Stated task:
Your task is to repeat the lines below exactly, excluding any pictures they contain.

Data block:

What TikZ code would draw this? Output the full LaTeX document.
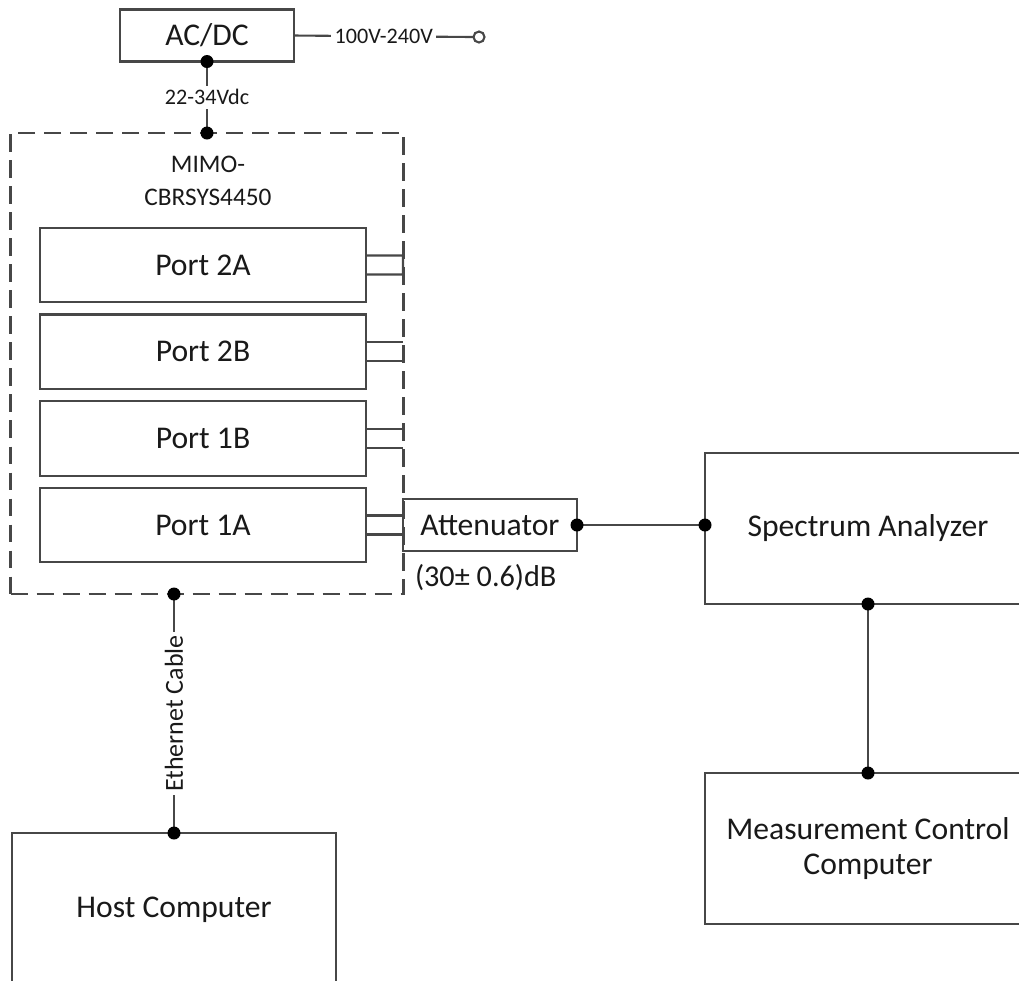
\documentclass[tikz,border=0pt]{standalone}
\usepackage{fontspec}
\setmainfont{Carlito}
\usepackage{tikz}

\begin{document}
\begin{tikzpicture}[line width=0.6pt, color=black!72, text=black!90,
  every node/.style={inner sep=0pt, outer sep=0pt, font=\fontsize{9}{11}\selectfont},
  box/.style={draw, rectangle, align=center},
  dot/.style={circle, fill=black, minimum size=0.13cm},
  small/.style={font=\fontsize{6.3}{8}\selectfont, fill=white, inner sep=1pt}]
\clip (0,0) rectangle (10.19,-9.80);
\useasboundingbox (0,0) rectangle (10.19,-9.80);

\node[box, minimum width=1.74cm, minimum height=0.52cm] (acdc) at (2.07,-0.355) {AC/DC};
\node[draw, circle, fill=white, minimum size=0.11cm] (plug) at (4.79,-0.37) {};

\node[draw, dashed, dash pattern=on 5pt off 2.4pt, minimum width=3.93cm, minimum height=4.61cm] (mimo) at (2.07,-3.635) {};
\node[font=\fontsize{7.2}{9}\selectfont] (mimotop) at (2.08,-1.64) {MIMO-};
\node[font=\fontsize{7.2}{9}\selectfont] (mimobot) at (2.08,-1.97) {CBRSYS4450};

\node[box, minimum width=3.26cm, minimum height=0.745cm] (port2a) at (2.03,-2.65) {Port 2A};
\node[box, minimum width=3.26cm, minimum height=0.745cm] (port2b) at (2.03,-3.517) {Port 2B};
\node[box, minimum width=3.26cm, minimum height=0.745cm] (port1b) at (2.03,-4.383) {Port 1B};
\node[box, minimum width=3.26cm, minimum height=0.745cm] (port1a) at (2.03,-5.25) {Port 1A};

\node[box, minimum width=1.74cm, minimum height=0.52cm] (atten) at (4.90,-5.25) {Attenuator};
\node[anchor=west, font=\fontsize{8.6}{10}\selectfont] (attval) at (4.15,-5.78) {(30± 0.6)dB};

\node[box, minimum width=3.26cm, minimum height=1.51cm] (specan) at (8.68,-5.285) {Spectrum Analyzer};
\node[box, minimum width=3.26cm, minimum height=1.51cm] (mcc) at (8.68,-8.485) {Measurement Control\\[-1pt]Computer};
\node[box, minimum width=3.24cm, minimum height=1.54cm] (host) at (1.74,-9.10) {Host Computer};

% power
\draw (acdc.east) -- node[small] {100V-240V} (plug.west);
\draw (acdc.south) -- node[small] {22-34Vdc} (mimo.north);
\node[dot] at (acdc.south) {};
\node[dot] at (mimo.north) {};

% port stubs
\draw ([yshift=0.095cm]port2a.east) -- ++(0.37,0) -- ++(0,-0.19) -- ([yshift=-0.095cm]port2a.east);
\draw ([yshift=0.095cm]port2b.east) -- ++(0.37,0);
\draw ([yshift=-0.095cm]port2b.east) -- ++(0.37,0);
\draw ([yshift=0.095cm]port1b.east) -- ++(0.37,0);
\draw ([yshift=-0.095cm]port1b.east) -- ++(0.37,0);
\draw ([yshift=0.095cm]port1a.east) -- ([yshift=0.095cm]atten.west);
\draw ([yshift=-0.095cm]port1a.east) -- ([yshift=-0.095cm]atten.west);

% rf and control
\draw (atten.east) -- (atten.east -| specan.west);
\node[dot] at (atten.east) {};
\node[dot] at (atten.east -| specan.west) {};
\draw (specan.south) -- (mcc.north);
\node[dot] at (specan.south) {};
\node[dot] at (mcc.north) {};

% ethernet
\draw (host.north |- mimo.south) -- node[small, rotate=90, font=\fontsize{7.4}{9}\selectfont] {Ethernet Cable} (host.north);
\node[dot] at (host.north |- mimo.south) {};
\node[dot] at (host.north) {};
\end{tikzpicture}
\end{document}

Response for this exercise:
What TikZ code would draw this? Output the full LaTeX document.
\documentclass[tikz,border=0pt]{standalone}
\usepackage{fontspec}
\setmainfont{Carlito}
\usepackage{tikz}

\begin{document}
\begin{tikzpicture}[line width=0.6pt, color=black!72, text=black!90,
  every node/.style={inner sep=0pt, outer sep=0pt, font=\fontsize{9}{11}\selectfont},
  box/.style={draw, rectangle, align=center},
  dot/.style={circle, fill=black, minimum size=0.13cm},
  small/.style={font=\fontsize{6.3}{8}\selectfont, fill=white, inner sep=1pt}]
\clip (0,0) rectangle (10.19,-9.80);
\useasboundingbox (0,0) rectangle (10.19,-9.80);

\node[box, minimum width=1.74cm, minimum height=0.52cm] (acdc) at (2.07,-0.355) {AC/DC};
\node[draw, circle, fill=white, minimum size=0.11cm] (plug) at (4.79,-0.37) {};

\node[draw, dashed, dash pattern=on 5pt off 2.4pt, minimum width=3.93cm, minimum height=4.61cm] (mimo) at (2.07,-3.635) {};
\node[font=\fontsize{7.2}{9}\selectfont] (mimotop) at (2.08,-1.64) {MIMO-};
\node[font=\fontsize{7.2}{9}\selectfont] (mimobot) at (2.08,-1.97) {CBRSYS4450};

\node[box, minimum width=3.26cm, minimum height=0.745cm] (port2a) at (2.03,-2.65) {Port 2A};
\node[box, minimum width=3.26cm, minimum height=0.745cm] (port2b) at (2.03,-3.517) {Port 2B};
\node[box, minimum width=3.26cm, minimum height=0.745cm] (port1b) at (2.03,-4.383) {Port 1B};
\node[box, minimum width=3.26cm, minimum height=0.745cm] (port1a) at (2.03,-5.25) {Port 1A};

\node[box, minimum width=1.74cm, minimum height=0.52cm] (atten) at (4.90,-5.25) {Attenuator};
\node[anchor=west, font=\fontsize{8.6}{10}\selectfont] (attval) at (4.15,-5.78) {(30± 0.6)dB};

\node[box, minimum width=3.26cm, minimum height=1.51cm] (specan) at (8.68,-5.285) {Spectrum Analyzer};
\node[box, minimum width=3.26cm, minimum height=1.51cm] (mcc) at (8.68,-8.485) {Measurement Control\\[-1pt]Computer};
\node[box, minimum width=3.24cm, minimum height=1.54cm] (host) at (1.74,-9.10) {Host Computer};

% power
\draw (acdc.east) -- node[small] {100V-240V} (plug.west);
\draw (acdc.south) -- node[small] {22-34Vdc} (mimo.north);
\node[dot] at (acdc.south) {};
\node[dot] at (mimo.north) {};

% port stubs
\draw ([yshift=0.095cm]port2a.east) -- ++(0.37,0) -- ++(0,-0.19) -- ([yshift=-0.095cm]port2a.east);
\draw ([yshift=0.095cm]port2b.east) -- ++(0.37,0);
\draw ([yshift=-0.095cm]port2b.east) -- ++(0.37,0);
\draw ([yshift=0.095cm]port1b.east) -- ++(0.37,0);
\draw ([yshift=-0.095cm]port1b.east) -- ++(0.37,0);
\draw ([yshift=0.095cm]port1a.east) -- ([yshift=0.095cm]atten.west);
\draw ([yshift=-0.095cm]port1a.east) -- ([yshift=-0.095cm]atten.west);

% rf and control
\draw (atten.east) -- (atten.east -| specan.west);
\node[dot] at (atten.east) {};
\node[dot] at (atten.east -| specan.west) {};
\draw (specan.south) -- (mcc.north);
\node[dot] at (specan.south) {};
\node[dot] at (mcc.north) {};

% ethernet
\draw (host.north |- mimo.south) -- node[small, rotate=90, font=\fontsize{7.4}{9}\selectfont] {Ethernet Cable} (host.north);
\node[dot] at (host.north |- mimo.south) {};
\node[dot] at (host.north) {};
\end{tikzpicture}
\end{document}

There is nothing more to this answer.